Guest blog by Gillian McAllister
When writing a novel we become blind to its flaws. An author friend and I like to joke that we would and also really wouldn’t like to erase our memories and read our work afresh.
In the absence of memory wiping, here are five ways I ensure there are as few typos as possible at the point when I press ‘send’.
1. A line-by-line edit
This usually takes me about three to four weeks. It’s an easy enough time; I’m doing nothing structural, and am just reading my draft. I read about 3,000 – 4,000 words per day, every day, and it takes me about an hour, maybe making up some time at the weekends. It’s frustrating to add three weeks onto the end of a draft when you feel ready to send, but this is the most necessary step.
2. A read through
Then, I do a quicker read through, usually on my kindle but sometimes printed. I try and read 20% of my novel per day, usually in bed at night (though it sometimes leads to late-evening crises of confidence…). I always always always find at least ONE HUNDRED typos at this stage, so do not miss it out!
3. A spell check
It is extremely tedious, I know, to be told repeatedly by Microsoft Word that your novel is full of ‘fragments’ or that ‘petrichor’ is not a word, however, the plus points to running a spell check outweigh the bad. I always find something, usually a forgotten space after a speech mark, a double comma or a non-capitalised ‘i’. It’s so worth doing even if it involves clicking ‘ignore all’ for half an hour.

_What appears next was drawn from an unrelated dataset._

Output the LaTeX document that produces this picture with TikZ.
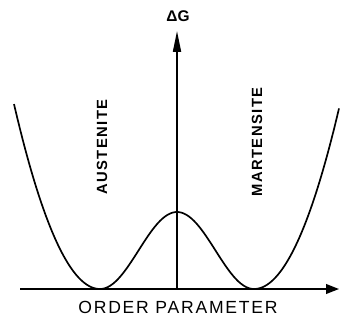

4. CTRL + F is your friend
I always run some strategic searches. If I have deleted a character, I search for their name. If I have changed a character’s name, I search for their old one. I also search for the worsts ‘just’ and ‘seem’ because they tend to water down meanings (and I overuse them in drafts…), ‘ly’ (to catch adverbs) and any other words or phrases I’ve made a note to search for that I felt I was over-using as I drafted.
5. Print preview
The final step is to preview the entire document and scan it. I look for any gaps (page breaks do sometimes produce entire blank pages), any bits of text that aren’t justified, etc. I also press CTRL + A and check that the font is the same (if the font bar goes blank, this means you have a different font somewhere in your manuscript).